李非栗博士 Dr. Feili Li
Research Scientist, Duke University, USA
Ph.D. Physical Oceanography; University of Delaware, USA
B.S. Geodesy; Southwest Jiaotong University, China
Ocean circulation and climate; observation and analysis of large-scale ocean circulations; inter-gyre exchange processes; structure and dynamics of the meridional overturning circulation; sea level change; ocean observing system configuration; physical-biogeochemical coupling
The Atlantic Ocean’s meridional overturning circulation (MOC), characterized by a northward flow of warm, salty water in the upper layers of the ocean balanced by a southward return flow of cold, fresh water in deeper layers, is a key mechanism for heat, freshwater, and carbon redistribution in the climate system. Paleoclimatic and modeling studies have suggested that the MOC variability is in response to changes in deep water formation in the Labrador Sea. However, recent key findings obtained from the new international OSNAP program (Overturning in the Subpolar North Atlantic Program) have called this view into question. The transatlantic observations, for the first time, reveal that the MOC and its variability in the subpolar region is largely dominated by ocean currents east of Greenland, instead of the Labrador Sea.
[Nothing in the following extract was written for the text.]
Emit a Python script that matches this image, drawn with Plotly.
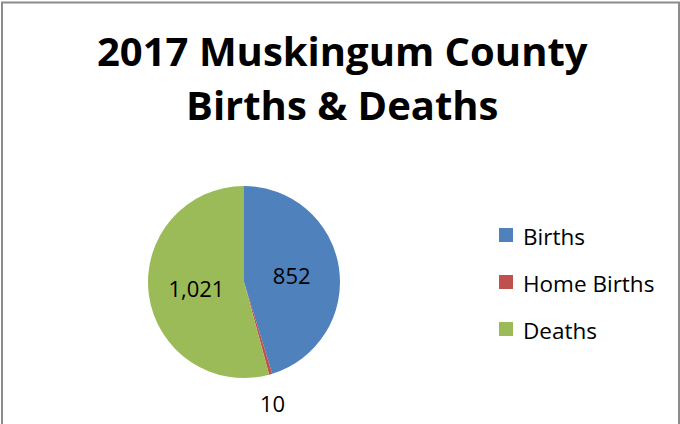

Leading ocean-sea ice models with a strong response of the MOC in the Labrador Sea to deep water mass changes in that basin may be biased by the overproduction of deep waters in the models compared to observations. In addition to this, a close examination reveals the limitations of using indirect measurements for approximating both the strength of deep-water formation and of the MOC in the Labrador Sea, highlighting the desirability of robust estimates derived from direct monitoring, i.e., from the Argo and OSNAP measurements in the region.